The mistrial comes after roughly five days of deliberations. The jury of six women and six men received the case Tuesday, June 25, following closing arguments. They heard from 74 witness, 68 of them for the prosecution, during 29 days of testimony over nearly two months. They told Judge Cannone Friday they were deadlocked, but she sent them back to continue deliberating.

They sent a second note to the judge Monday morning, saying, “We find ourselves deeply divided by fundamental differences in our opinions and state of mind. The divergence in our views are not rooted in a lack of understanding or effort, but deeply held convictions that each of us carry ultimately leading to a point where consensus is unattainable. We recognize the weight of this admission, and the implication it holds.”

What is Tuey Rodriguez?

Judge Cannone then gave the jury what’s known as a “Tuey-Rodriguez instruction,” a last resort instruction aimed at getting them to reach a verdict. But the jury remained hung and Cannone had no choice but to declare a mistrial.

Karen Read mistrial

Without a guilty or not guilty verdict in this trial, Karen Read could be tried again. Legal experts say that could take months. A re-trial would not be anytime soon, because there are other trials that still need to be heard.

“If this case has to be retried, we’re going back to the same pool of people, the same Norfolk County jury pool and we’re again going to have to try to find a subset of people that really know nothing about this case. It’s going to be extraordinarily difficult,” legal analyst Jennifer Roman told WBZ-TV.

Karen Read charges

Read, 44, of Mansfield, Massachusetts, was charged with second-degree murder, manslaughter while operating under the influence, and leaving the scene of personal injury and death. If she had been convicted on the murder charge, she faced up to life in prison with the possibility of parole.

Read is accused of hitting and killing O’Keefe, who she was dating at the time, with her SUV after a night of drinking and leaving him to die during a snowstorm in Canton, Massachusetts.

Boston Police Officer John O’Keefe.

Boston Police


O’Keefe’s body was found in the front yard of Brian Albert’s home at 34 Fairview Road in Canton. Albert, a retired Boston police officer, was hosting an afterparty for the group that was out drinking in the hours leading up to O’Keefe’s death.

Karen Read jury

It’s not clear yet what the jury was stuck on during their deliberations. 

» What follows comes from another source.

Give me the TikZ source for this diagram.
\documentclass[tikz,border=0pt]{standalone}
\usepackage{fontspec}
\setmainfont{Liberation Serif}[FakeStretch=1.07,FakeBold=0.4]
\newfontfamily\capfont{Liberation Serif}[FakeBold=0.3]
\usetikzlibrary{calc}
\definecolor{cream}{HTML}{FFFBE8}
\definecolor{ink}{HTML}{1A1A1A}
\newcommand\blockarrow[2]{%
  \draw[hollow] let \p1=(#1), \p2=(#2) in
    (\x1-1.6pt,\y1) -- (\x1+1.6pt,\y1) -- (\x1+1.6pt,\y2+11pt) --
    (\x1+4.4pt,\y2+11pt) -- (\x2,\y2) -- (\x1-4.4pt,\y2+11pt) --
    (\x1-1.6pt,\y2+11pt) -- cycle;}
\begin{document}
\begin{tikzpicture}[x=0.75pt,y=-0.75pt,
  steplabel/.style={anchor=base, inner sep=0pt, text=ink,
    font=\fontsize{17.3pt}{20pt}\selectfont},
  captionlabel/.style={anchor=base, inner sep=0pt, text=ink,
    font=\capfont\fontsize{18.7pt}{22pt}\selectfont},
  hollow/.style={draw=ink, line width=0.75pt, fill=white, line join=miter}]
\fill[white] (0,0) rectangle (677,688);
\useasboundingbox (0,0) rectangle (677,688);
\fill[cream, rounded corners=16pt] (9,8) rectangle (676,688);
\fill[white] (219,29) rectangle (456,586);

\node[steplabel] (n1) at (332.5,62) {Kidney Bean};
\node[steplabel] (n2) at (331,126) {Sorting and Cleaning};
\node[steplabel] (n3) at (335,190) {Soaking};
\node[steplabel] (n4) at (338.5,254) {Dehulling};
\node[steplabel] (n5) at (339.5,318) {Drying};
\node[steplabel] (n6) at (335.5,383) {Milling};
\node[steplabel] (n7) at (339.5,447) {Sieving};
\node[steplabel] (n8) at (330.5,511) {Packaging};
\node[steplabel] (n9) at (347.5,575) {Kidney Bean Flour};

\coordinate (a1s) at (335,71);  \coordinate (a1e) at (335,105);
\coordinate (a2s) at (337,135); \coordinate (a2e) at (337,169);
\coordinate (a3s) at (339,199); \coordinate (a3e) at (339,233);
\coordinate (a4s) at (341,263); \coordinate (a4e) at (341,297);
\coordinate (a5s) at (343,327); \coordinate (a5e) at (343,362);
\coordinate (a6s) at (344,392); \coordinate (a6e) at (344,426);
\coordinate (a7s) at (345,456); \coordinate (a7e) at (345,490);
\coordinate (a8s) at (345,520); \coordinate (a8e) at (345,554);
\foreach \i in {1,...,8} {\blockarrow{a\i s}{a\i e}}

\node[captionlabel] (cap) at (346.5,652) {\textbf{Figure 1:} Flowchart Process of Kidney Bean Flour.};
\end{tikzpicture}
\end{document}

For the prosecution to get any conviction, the jury had to agree that she hit O’Keefe with her SUV that night, whether she intended to or not. It’s not known if the 12 jurors agreed on that or not. If they did, then they could begin discussing the charges.

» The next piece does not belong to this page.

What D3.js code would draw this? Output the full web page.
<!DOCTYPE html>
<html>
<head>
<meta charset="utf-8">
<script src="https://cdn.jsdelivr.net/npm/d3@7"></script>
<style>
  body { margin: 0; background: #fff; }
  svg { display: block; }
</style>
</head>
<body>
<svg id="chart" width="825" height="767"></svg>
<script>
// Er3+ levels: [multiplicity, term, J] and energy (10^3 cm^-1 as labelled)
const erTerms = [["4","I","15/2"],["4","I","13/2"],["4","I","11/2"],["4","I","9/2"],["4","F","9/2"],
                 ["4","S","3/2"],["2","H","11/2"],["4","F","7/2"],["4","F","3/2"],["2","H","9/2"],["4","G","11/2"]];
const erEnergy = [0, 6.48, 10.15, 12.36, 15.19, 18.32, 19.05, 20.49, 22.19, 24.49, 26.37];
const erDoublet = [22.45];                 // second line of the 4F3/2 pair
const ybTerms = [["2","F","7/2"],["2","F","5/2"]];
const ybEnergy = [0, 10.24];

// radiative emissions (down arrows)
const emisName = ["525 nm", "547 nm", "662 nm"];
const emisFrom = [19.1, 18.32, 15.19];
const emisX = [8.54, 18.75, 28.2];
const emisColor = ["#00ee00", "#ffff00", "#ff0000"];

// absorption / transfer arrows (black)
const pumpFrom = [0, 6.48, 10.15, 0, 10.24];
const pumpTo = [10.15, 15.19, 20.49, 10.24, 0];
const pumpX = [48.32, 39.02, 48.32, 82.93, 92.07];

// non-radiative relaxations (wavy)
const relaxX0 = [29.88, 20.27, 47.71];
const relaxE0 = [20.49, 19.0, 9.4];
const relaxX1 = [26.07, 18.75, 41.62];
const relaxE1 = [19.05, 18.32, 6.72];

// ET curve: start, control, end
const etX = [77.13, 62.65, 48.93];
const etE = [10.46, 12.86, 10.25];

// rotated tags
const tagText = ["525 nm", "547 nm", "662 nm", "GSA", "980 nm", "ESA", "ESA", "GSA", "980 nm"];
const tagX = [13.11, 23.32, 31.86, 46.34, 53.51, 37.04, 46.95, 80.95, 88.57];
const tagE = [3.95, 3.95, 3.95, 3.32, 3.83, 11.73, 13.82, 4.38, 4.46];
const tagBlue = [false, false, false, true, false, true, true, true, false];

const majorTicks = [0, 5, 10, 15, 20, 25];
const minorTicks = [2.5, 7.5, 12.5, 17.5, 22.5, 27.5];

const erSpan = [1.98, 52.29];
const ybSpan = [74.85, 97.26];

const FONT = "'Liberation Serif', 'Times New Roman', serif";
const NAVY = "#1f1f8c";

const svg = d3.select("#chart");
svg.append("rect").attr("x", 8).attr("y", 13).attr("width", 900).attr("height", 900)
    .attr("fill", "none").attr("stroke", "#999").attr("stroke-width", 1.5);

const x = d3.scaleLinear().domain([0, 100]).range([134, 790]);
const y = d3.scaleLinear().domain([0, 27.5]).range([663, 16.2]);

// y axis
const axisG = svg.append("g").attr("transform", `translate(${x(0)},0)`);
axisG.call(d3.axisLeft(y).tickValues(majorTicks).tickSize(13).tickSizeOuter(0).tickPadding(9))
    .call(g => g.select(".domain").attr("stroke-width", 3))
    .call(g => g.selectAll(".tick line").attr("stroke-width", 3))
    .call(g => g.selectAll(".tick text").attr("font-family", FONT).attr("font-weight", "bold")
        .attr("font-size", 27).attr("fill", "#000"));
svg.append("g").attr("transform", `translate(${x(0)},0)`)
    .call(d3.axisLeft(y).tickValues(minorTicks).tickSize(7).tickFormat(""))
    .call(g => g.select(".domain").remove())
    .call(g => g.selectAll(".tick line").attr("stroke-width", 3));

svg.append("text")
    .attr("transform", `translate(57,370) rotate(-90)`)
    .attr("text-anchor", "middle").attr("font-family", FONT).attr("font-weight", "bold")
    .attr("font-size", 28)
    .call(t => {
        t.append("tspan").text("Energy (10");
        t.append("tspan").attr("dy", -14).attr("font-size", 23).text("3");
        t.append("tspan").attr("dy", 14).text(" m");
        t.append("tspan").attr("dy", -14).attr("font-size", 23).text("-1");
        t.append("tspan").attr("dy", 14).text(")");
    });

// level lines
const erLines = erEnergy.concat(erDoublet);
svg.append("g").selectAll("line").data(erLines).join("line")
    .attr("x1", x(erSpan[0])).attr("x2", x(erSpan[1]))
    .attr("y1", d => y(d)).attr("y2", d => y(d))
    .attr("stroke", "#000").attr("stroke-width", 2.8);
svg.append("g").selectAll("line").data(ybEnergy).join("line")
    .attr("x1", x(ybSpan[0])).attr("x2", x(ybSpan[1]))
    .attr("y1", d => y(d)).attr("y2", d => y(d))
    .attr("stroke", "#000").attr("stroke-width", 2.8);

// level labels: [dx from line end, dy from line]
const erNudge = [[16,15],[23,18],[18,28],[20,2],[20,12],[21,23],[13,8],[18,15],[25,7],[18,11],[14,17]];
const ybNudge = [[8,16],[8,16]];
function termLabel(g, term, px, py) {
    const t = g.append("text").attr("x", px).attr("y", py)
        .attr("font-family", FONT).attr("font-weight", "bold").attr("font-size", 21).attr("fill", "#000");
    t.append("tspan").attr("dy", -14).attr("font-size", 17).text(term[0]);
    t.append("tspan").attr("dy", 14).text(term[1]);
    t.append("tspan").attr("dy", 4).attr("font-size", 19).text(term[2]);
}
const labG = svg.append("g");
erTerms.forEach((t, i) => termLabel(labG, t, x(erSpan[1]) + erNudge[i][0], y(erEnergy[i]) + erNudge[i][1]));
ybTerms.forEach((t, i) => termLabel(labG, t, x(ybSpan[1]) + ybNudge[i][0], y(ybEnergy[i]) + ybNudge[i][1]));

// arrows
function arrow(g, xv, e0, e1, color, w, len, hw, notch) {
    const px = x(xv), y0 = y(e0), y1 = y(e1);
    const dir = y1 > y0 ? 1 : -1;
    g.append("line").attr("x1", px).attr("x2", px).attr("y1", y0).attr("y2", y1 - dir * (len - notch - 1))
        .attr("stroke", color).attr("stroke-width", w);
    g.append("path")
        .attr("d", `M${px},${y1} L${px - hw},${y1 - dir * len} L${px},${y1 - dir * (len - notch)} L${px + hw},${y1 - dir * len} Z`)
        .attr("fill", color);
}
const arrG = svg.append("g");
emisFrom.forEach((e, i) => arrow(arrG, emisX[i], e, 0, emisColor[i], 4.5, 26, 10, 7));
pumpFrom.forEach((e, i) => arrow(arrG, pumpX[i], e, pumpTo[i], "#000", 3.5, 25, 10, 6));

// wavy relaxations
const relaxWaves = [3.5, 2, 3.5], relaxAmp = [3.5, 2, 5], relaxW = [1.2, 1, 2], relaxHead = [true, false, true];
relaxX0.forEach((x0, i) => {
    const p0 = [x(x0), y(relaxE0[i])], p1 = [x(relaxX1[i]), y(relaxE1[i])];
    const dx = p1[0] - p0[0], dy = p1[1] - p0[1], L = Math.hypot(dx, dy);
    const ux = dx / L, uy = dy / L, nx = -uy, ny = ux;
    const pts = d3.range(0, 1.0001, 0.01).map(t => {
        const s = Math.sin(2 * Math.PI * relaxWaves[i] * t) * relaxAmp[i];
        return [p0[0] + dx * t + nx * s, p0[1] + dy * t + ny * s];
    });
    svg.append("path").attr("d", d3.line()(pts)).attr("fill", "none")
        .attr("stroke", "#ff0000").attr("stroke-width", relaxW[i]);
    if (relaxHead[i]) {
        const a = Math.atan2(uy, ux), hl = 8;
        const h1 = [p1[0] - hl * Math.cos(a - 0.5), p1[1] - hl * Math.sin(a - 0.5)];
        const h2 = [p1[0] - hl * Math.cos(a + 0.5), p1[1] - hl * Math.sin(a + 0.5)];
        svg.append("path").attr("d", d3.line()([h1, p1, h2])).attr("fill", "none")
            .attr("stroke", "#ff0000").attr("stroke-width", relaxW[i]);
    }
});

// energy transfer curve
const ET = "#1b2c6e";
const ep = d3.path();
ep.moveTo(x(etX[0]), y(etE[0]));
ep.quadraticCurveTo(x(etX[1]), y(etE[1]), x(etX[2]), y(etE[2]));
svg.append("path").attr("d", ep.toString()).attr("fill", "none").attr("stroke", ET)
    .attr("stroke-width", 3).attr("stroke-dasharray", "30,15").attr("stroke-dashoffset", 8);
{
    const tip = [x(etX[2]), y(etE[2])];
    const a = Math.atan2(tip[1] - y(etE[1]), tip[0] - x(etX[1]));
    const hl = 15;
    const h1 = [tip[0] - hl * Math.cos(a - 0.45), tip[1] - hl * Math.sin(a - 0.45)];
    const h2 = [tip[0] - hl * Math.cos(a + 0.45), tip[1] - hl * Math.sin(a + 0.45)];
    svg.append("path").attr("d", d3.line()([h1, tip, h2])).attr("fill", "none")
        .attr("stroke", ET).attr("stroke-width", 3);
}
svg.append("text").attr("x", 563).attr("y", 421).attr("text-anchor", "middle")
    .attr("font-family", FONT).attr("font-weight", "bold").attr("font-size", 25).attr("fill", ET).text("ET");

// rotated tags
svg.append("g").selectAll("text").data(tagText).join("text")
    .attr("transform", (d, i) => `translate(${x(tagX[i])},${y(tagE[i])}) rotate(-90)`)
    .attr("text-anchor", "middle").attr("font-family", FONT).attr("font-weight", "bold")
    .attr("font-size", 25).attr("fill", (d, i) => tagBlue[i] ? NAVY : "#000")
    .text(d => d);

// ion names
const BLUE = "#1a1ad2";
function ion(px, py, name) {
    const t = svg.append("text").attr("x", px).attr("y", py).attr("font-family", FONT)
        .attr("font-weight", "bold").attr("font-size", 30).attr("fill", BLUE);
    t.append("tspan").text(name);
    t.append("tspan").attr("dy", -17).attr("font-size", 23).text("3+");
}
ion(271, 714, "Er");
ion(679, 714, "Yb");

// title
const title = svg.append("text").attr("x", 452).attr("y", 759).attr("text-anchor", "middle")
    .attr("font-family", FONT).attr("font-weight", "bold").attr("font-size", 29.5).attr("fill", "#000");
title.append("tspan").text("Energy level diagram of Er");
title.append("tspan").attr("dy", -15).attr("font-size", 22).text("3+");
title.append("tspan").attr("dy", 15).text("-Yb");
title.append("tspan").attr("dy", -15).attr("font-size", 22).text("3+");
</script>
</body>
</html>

Karen Read trial closing arguments

Attorneys presented vastly different closing arguments on June 25.

The defense attempted to paint a picture of an elaborate conspiracy by law enforcement and witnesses in the case. 

“Ladies and gentlemen there was a coverup in this case, plain and simple,” Read’s attorney Alan Jackson told the court.  

Prosecutor Adam Lally urged jurors to follow the evidence and Read’s own words.

“‘I hit him, I hit him, I hit him, I hit him.’ Those are the words of the defendant. Four times,” Lally said. “You heard testimony from four different witnesses who overheard and observed those statements from the defendant on January 29, 2022.”

Karen Read, center, arrives at Norfolk Superior Court with her father William Read, left, Tuesday, June 25, 2024, in Dedham. 

AP Photo/Steven Senne


Karen Read murder trial testimony

Defense attorneys argued during the trial that O’Keefe was actually killed during a fight inside Albert’s home, then dragged outside and dumped on the lawn during a snowstorm.

The trial began on April 16 with jury selection. Testimony got underway on April 29.

Over the course of nearly two months, the prosecution called 68 witnesses and the defense team called an additional six people to the stand. 

Among the witnesses called by the prosecution were first responders who testified that they heard Read’s “I hit him” statements the morning O’Keefe’s body was found. They also had several witnesses who testified that O’Keefe never went inside Brian Albert’s home.

Defense attorneys spent significant time during cross-examination attempting to show that the investigation into O’Keefe’s death was biased and focused only on Read from the start. Read’s attorneys claimed that people investigating the case lied to cover up for friends who were witnesses.

The Karen Read investigation

Massachusetts State Police Trooper Michael Proctor, the lead investigator in the case, was a key witness during the trial.

Prosecutors called Proctor to testify about evidence he discovered throughout the investigation. But Proctor was also forced to read aloud derogatory text messages he sent to friends about Read.

Proctor is currently under investigation by the Massachusetts State Police, but remains on full duty. Massachusetts Gov. Maura Healey said she was “disgusted” by Proctor’s actions.

Though Read had said she would be willing to take the stand in her own defense, she did not testify during the trial.

Supporters of Karen Read listen to proceedings from Read’s trial from a laptop computer while gathered a block away from Norfolk Superior Court, Tuesday, June 25, 2024, in Dedham.

AP Photo/Steven Senne


“Free Karen Read” supporters

Large crowds of Read’s supporters have been present outside Norfolk Superior Court throughout the trial. The crowds grew even larger in the final week of the trial, with many wearing pink and holding “Free Karen Read” signs.

On the day closing statements were presented, supporters told WBZ-TV they came from as far away as Tennessee and Michigan to support Read.